Usage en médecine traditionnelle chinoise

On en apprend tous les jours, selon Wikipedia la bile d’ours est très utilisée en médecine traditionnelle en Chine pour calmer certaines inflammations, et dissoudre les calculs biliaires et rénaux. La bile d’ours est utilisée aussi comme aphrodisiaque (je connaissais pour les penis de cerfs, … par personnellement hein !), et serait exploitée dans différents produits marketing. Des fermes à ours seraient ainsi assez nombreuses, pour récolter cette bile, souvent par un cathéter directement relié à la vésicule biliaire.

Références

ECN Item 258 : lithiase biliaire et ses complications, support de cours

Lithiase biliaire, infection des voies biliaires, pancréatite, support de cours

Lithiase biliaire et complications

SNFGE : recommandations sur la prise en charge de la lithiase biliaire

Douleur abdominale aiguë le point de vue de l’urgentiste (présentation)

Échographie abdomino- pelvienne d’urgence. Principales indications , Echographie abdominale en 1ère intention (pelvis exclu) : indications , SFMU

Mallin M, Dawson M, Introduction to bedside ultrasound, chapter 2 , iTunes store

Médias

La vidéo suivante a tendance à se figer quand elle est lue directement depuis la page ou même depuis Vimeo, mais elle est téléchargeable (en basse résolution) sur Viméo ici : http://vimeo.com/1086228

Autre vidéo de pathologie de la voie biliaire en échographie (la voix off parle vraiment vite il faut mettre en pause souvent)

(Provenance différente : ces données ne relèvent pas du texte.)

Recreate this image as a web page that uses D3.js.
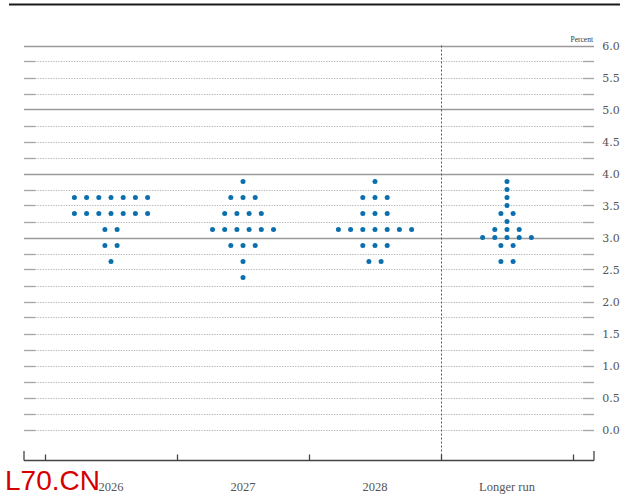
<!DOCTYPE html>
<html>
<head>
<meta charset="utf-8">
<script src="https://cdn.jsdelivr.net/npm/d3@7"></script>
<style>
  body { margin: 0; background: #fff; }
  svg { display: block; }
</style>
</head>
<body>
<svg width="633" height="499"></svg>
<script>
var svg = d3.select("svg"),
  width = +svg.attr("width"),
  height = +svg.attr("height");

// Data: one value per participant, midpoint of target range
var categories = ["2026", "2027", "2028", "Longer run"];
var proj2026 = [3.625, 3.625, 3.625, 3.625, 3.625, 3.625, 3.625,
  3.375, 3.375, 3.375, 3.375, 3.375, 3.375, 3.375,
  3.125, 3.125, 2.875, 2.875, 2.625];
var proj2027 = [3.875, 3.625, 3.625, 3.625,
  3.375, 3.375, 3.375, 3.375,
  3.125, 3.125, 3.125, 3.125, 3.125, 3.125,
  2.875, 2.875, 2.875, 2.625, 2.375];
var proj2028 = [3.875, 3.625, 3.625, 3.625, 3.375, 3.375, 3.375,
  3.125, 3.125, 3.125, 3.125, 3.125, 3.125, 3.125,
  2.875, 2.875, 2.875, 2.625, 2.625];
var projLonger = [3.875, 3.75, 3.625, 3.5, 3.375, 3.375, 3.25,
  3.125, 3.125, 3.125, 3.0, 3.0, 3.0, 3.0, 3.0,
  2.875, 2.875, 2.625, 2.625];
var projections = [proj2026, proj2027, proj2028, projLonger];
var yTicks = [0, 0.5, 1, 1.5, 2, 2.5, 3, 3.5, 4, 4.5, 5, 5.5, 6];

// Scales
var y = d3.scaleLinear().domain([0, 6]).range([429.5, 45.5]);
var x = d3.scaleBand().domain(categories).range([45, 573]);
var gridLeft = 24, gridRight = 594, axisY = 460.5;
var dotGap = 12.2;
var blue = "#0b6fae";

// top rule
svg.append("line")
  .attr("x1", 9).attr("x2", 620).attr("y1", 4.5).attr("y2", 4.5)
  .attr("stroke", "#1a1a1a").attr("stroke-width", 2.2);

// gridlines every quarter point
var gridVals = d3.range(0, 6.001, 0.25);
var grid = svg.append("g").attr("class", "grid");
gridVals.forEach(function(v) {
  var yy = Math.round(y(v)) + 0.5;
  var solid = v >= 3 && v % 1 === 0;
  if (solid) {
    grid.append("line")
      .attr("x1", gridLeft).attr("x2", gridRight).attr("y1", yy).attr("y2", yy)
      .attr("stroke", "#9a9a9a").attr("stroke-width", 1.4);
  } else {
    grid.append("line")
      .attr("x1", gridLeft + 11).attr("x2", gridRight - 11).attr("y1", yy).attr("y2", yy)
      .attr("stroke", "#b5b5b5").attr("stroke-width", 1).attr("stroke-dasharray", "1.3,1.3");
    [[gridLeft, gridLeft + 11], [gridRight - 11, gridRight]].forEach(function(e) {
      grid.append("line")
        .attr("x1", e[0]).attr("x2", e[1]).attr("y1", yy).attr("y2", yy)
        .attr("stroke", "#a8a8a8").attr("stroke-width", 1.4);
    });
  }
});

// y labels on the right
svg.append("g").selectAll("text")
  .data(yTicks).enter().append("text")
  .attr("x", 611).attr("y", function(d) { return y(d) + 4; })
  .attr("text-anchor", "middle")
  .attr("font-family", "DejaVu Serif").attr("font-size", 11)
  .attr("fill", "#555")
  .text(function(d) { return d3.format(".1f")(d); });

svg.append("text")
  .attr("x", 593).attr("y", 41.5).attr("text-anchor", "end")
  .attr("font-family", "Liberation Serif").attr("font-size", 7.5)
  .attr("fill", "#333").text("Percent");

// vertical divider before longer run
var divX = Math.round(x("Longer run")) + 0.5;
svg.append("line")
  .attr("x1", divX).attr("x2", divX).attr("y1", y(6)).attr("y2", axisY)
  .attr("stroke", "#555").attr("stroke-width", 1).attr("stroke-dasharray", "2,2");

// bottom axis
var ax = svg.append("g");
ax.append("line")
  .attr("x1", gridLeft).attr("x2", gridRight).attr("y1", axisY).attr("y2", axisY)
  .attr("stroke", "#444").attr("stroke-width", 1.3);
[gridLeft, gridRight].forEach(function(xx) {
  ax.append("line").attr("x1", xx).attr("x2", xx).attr("y1", 451).attr("y2", axisY)
    .attr("stroke", "#444").attr("stroke-width", 1.3);
});
var bounds = categories.map(function(c) { return x(c); }).concat([x.range()[1]]);
ax.selectAll(".tk").data(bounds).enter().append("line")
  .attr("x1", function(d) { return Math.round(d) + 0.5; })
  .attr("x2", function(d) { return Math.round(d) + 0.5; })
  .attr("y1", 454.5).attr("y2", axisY)
  .attr("stroke", "#444").attr("stroke-width", 1.3);

ax.selectAll(".cat").data(categories).enter().append("text")
  .attr("x", function(d) { return x(d) + x.bandwidth() / 2; })
  .attr("y", 491)
  .attr("text-anchor", "middle")
  .attr("font-family", "Liberation Serif").attr("font-size", 12.5)
  .attr("fill", "#555")
  .text(function(d) { return d; });

// dots: group each year's values into rows, spread around the band center
var dots = [];
projections.forEach(function(vals, i) {
  var cat = categories[i];
  var rows = d3.group(vals, function(v) { return v; });
  rows.forEach(function(list, v) {
    list.forEach(function(_, j) {
      dots.push({cat: cat, value: v, offset: (j - (list.length - 1) / 2) * dotGap});
    });
  });
});

svg.append("g").selectAll("circle")
  .data(dots).enter().append("circle")
  .attr("cx", function(d) { return x(d.cat) + x.bandwidth() / 2 + d.offset; })
  .attr("cy", function(d) { return y(d.value); })
  .attr("r", 2.5)
  .attr("fill", blue);

// watermark
svg.append("text")
  .attr("x", 5).attr("y", 490)
  .attr("font-family", "Liberation Sans").attr("font-size", 28)
  .attr("fill", "#d40000")
  .text("L70.CN");
</script>
</body>
</html>
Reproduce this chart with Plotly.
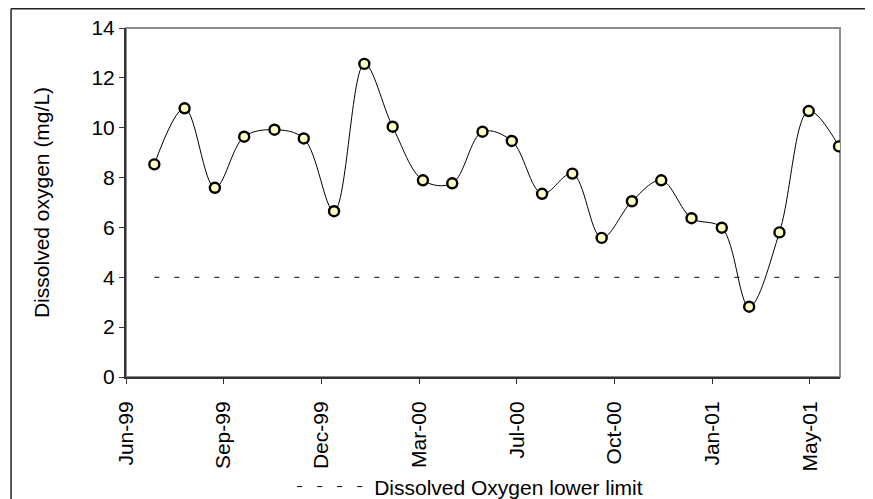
import plotly.graph_objects as go

# monthly samples (end of month), Jun-99 .. May-01
dates = ['1999-06-30', '1999-07-31', '1999-08-31', '1999-09-30', '1999-10-31', '1999-11-30',
         '1999-12-31', '2000-01-31', '2000-02-29', '2000-03-31', '2000-04-30', '2000-05-31',
         '2000-06-30', '2000-07-31', '2000-08-31', '2000-09-30', '2000-10-31', '2000-11-30',
         '2000-12-31', '2001-01-31', '2001-02-28', '2001-03-31', '2001-04-30', '2001-05-31']
do_mgl = [8.53, 10.78, 7.59, 9.64, 9.92, 9.57, 6.65, 12.56, 10.04, 7.89, 7.77, 9.84,
          9.47, 7.35, 8.16, 5.58, 7.05, 7.89, 6.37, 5.99, 2.82, 5.80, 10.67, 9.25]
lower_limit = 4
limit_name = 'Dissolved Oxygen lower limit'

font = dict(family='Liberation Sans, Arial, sans-serif', size=21, color='black')

fig = go.Figure()
fig.add_trace(go.Scatter(
    x=[dates[0], dates[-1]], y=[lower_limit, lower_limit],
    mode='lines', name=limit_name,
    line=dict(color='black', width=1, dash='5px,15px'),
    hoverinfo='skip'))
fig.add_trace(go.Scatter(
    x=dates, y=do_mgl, mode='lines+markers', showlegend=False,
    line=dict(color='black', width=1, shape='spline', smoothing=1),
    marker=dict(size=10, color='#FFFFC4', line=dict(color='black', width=2.4))))

fig.update_xaxes(
    type='date', range=['1999-06-01', '2001-06-01'],
    tick0='1999-06-01', dtick=100 * 86400000, tickformat='%b-%y',
    tickangle=-90, ticks='outside', ticklen=5, tickcolor='#333',
    ticklabelstandoff=9,
    showline=True, linecolor='#333', linewidth=2,
    showgrid=False, zeroline=False, tickfont=font)
fig.update_yaxes(
    range=[0, 14], dtick=2, ticks='outside', ticklen=5, tickcolor='#333',
    showline=True, linecolor='#333', linewidth=2,
    showgrid=False, zeroline=False, tickfont=font,
    title=dict(text='Dissolved oxygen (mg/L)', font=font, standoff=36))

# page body adds an 8px offset, so the figure is 8px smaller than the window
fig.update_layout(
    width=865, height=491,
    margin=dict(l=118, r=33, t=20, b=122, autoexpand=False),
    paper_bgcolor='white', plot_bgcolor='white',
    font=font,
    legend=dict(orientation='h', x=0.482, y=-0.315, xanchor='center', yanchor='middle',
                itemwidth=72, font=font, bgcolor='rgba(0,0,0,0)'),
    shapes=[
        dict(type='rect', xref='paper', yref='paper', x0=0, x1=1, y0=0, y1=1,
             line=dict(color='#8c8c8c', width=2), layer='below'),
        dict(type='line', xref='paper', yref='paper', x0=-0.161, x1=1.06, y0=1.055, y1=1.055,
             line=dict(color='#222', width=1.5)),
        dict(type='line', xref='paper', yref='paper', x0=-0.161, x1=-0.161, y0=1.055, y1=-0.36,
             line=dict(color='#222', width=1.5)),
    ])

fig.write_html('out.html')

Cours sur la sémiologie radiologique du foie et des voies biliaires

2 commentaires sur “Lithiase biliaire -1- physiopathologie et colique hépatique

  1. christian
    5 juin 2017

    bonjour,j’a 83 ans,concerné par des douleurs importantes plus d’un an,aprés cholocysecthomie (faites le 14 janvier 2016,aprés trois violentes crises avec T°+39 pancréatites etc: asats ,Gamma Gt et chimie du pancréa degradée.)
    douleurs,idem et plus violentes qu’avant l’operation,la derniere hospitalisation fut le 28/02/17 ,avec 39,9 de T° ,mise sous perfu,Bili IRM,cholangio directe dans le duodenum, et enfin medecine nucleaire pour voir les parcours de la bile,resultats:tout est bon,retour à mon domicile, avec comme traitement (acide biliaire:orsolvan 200,6 gellules par jour ,plus 3 debridats 200 mg par jour jusqu’au 5/09/17,et avec le conseil suivant:mangez ce que vous aimé,( j’avais perdu plus de 20kgs en un an(10 hospitalisations,soit 10 semaines de jeun à chaque fois),donc depuis 3 mois avec ce complement d’acide biliaire,et du long cours en debridat,tout semble bien se passer,j’ai repris environ 4 kilos. j’étais certe trop lourd avant le commencement de tout cela(85 kilos)
    Aucun des examens que j’ai subit ne demontre une implication evidente,d’un disfonctionnement du Sphincter de Oddi…je vous remercie ,pour les lectures que vous donnez aux patients.mes salutations.

    • Tom O'Graphy
      13 juin 2017

      C’est difficile de parler de cas particuliers quand on veut faire un site de « base » d’explications. La médecine est complexe et on trouvera toujours des cas particuliers qui défient la logique de ce qu’on nous a appris dans nos études. Bon rétablissement.